**Exercise data:**
□ □ □ □ □

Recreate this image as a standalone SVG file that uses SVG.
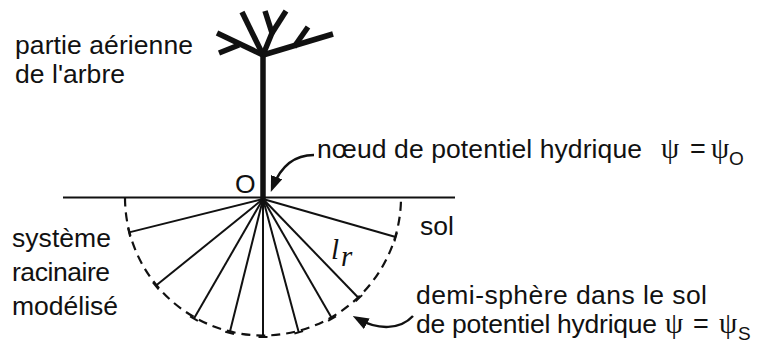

□ □ □ □ □

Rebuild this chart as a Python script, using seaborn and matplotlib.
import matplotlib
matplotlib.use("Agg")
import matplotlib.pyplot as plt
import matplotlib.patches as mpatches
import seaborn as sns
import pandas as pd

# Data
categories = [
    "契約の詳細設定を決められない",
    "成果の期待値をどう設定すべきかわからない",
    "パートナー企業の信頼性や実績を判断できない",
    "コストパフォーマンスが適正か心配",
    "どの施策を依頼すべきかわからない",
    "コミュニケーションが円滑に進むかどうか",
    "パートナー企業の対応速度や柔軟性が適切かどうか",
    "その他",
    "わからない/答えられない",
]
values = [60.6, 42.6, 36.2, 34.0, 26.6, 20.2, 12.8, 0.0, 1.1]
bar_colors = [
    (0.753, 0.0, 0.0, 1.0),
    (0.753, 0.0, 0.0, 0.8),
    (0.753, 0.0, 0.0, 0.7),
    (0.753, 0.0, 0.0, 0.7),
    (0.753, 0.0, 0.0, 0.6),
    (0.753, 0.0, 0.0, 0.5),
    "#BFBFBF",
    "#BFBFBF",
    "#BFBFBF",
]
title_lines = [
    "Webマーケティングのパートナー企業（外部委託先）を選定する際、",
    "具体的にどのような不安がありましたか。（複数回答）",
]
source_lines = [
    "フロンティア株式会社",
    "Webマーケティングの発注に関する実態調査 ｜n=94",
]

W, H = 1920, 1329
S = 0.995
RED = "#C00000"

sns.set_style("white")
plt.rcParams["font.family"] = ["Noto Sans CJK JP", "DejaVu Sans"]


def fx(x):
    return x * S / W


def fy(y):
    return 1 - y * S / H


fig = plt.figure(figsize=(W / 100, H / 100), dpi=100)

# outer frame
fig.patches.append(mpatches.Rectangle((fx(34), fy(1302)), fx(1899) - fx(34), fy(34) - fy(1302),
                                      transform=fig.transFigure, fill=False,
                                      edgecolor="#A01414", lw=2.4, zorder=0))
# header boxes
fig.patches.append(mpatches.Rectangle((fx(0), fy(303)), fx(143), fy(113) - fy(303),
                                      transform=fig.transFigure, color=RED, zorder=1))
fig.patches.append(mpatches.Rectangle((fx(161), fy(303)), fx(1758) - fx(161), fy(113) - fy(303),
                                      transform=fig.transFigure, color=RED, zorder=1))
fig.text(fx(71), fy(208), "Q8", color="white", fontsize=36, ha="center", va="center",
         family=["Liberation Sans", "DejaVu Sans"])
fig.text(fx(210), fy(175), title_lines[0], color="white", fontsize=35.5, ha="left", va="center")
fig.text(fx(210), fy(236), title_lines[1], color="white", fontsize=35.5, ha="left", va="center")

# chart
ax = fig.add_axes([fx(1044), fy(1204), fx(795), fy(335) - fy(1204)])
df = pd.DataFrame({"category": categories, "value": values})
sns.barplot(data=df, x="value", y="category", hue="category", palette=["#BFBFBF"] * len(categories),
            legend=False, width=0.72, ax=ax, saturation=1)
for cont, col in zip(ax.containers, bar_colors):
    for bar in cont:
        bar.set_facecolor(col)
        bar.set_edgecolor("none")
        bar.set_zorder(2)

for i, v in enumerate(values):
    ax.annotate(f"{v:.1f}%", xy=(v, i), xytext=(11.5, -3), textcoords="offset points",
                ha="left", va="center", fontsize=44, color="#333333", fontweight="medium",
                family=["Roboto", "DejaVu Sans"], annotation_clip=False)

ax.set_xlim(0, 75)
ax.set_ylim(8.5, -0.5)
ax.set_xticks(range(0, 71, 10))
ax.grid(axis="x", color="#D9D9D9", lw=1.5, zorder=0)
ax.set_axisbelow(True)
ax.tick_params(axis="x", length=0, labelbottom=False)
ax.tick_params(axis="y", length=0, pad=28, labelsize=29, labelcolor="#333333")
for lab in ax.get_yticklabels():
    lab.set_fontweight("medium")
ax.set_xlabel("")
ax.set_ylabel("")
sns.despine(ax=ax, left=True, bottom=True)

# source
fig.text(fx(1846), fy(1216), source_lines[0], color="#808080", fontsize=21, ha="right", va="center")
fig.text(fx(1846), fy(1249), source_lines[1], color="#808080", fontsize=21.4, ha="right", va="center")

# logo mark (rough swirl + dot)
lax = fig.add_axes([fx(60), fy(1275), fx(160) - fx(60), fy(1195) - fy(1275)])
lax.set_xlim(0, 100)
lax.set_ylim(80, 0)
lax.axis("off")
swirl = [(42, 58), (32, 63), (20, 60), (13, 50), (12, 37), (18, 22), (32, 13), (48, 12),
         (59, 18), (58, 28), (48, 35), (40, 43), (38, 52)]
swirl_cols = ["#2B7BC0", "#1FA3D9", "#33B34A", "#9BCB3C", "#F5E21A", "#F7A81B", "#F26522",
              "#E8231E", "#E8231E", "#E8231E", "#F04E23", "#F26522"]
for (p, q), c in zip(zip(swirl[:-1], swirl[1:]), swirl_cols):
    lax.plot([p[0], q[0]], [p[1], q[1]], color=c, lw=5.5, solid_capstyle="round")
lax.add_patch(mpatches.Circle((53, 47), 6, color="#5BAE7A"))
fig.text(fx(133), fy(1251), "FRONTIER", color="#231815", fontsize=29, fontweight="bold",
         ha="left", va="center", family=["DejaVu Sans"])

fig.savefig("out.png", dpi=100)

□ □ □ □ □

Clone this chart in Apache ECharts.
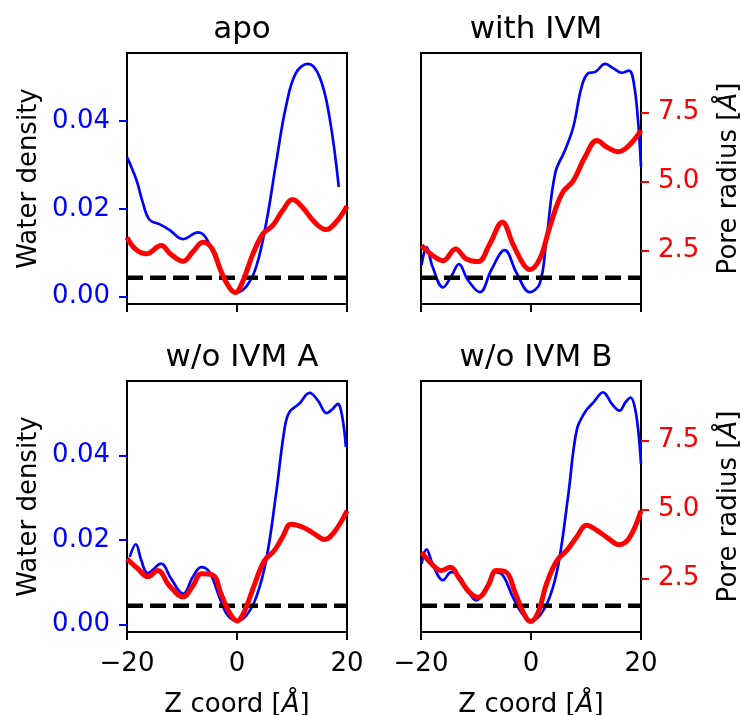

□ □ □ □ □

**What is expected:**
Reproduce exactly the lines from the line with "Rebuild this chart" to the line with "import pandas as pd", both end lines included.

**Response to the task:**
Rebuild this chart as a Python script, using seaborn and matplotlib.
import matplotlib
matplotlib.use("Agg")
import matplotlib.pyplot as plt
import matplotlib.patches as mpatches
import seaborn as sns
import pandas as pd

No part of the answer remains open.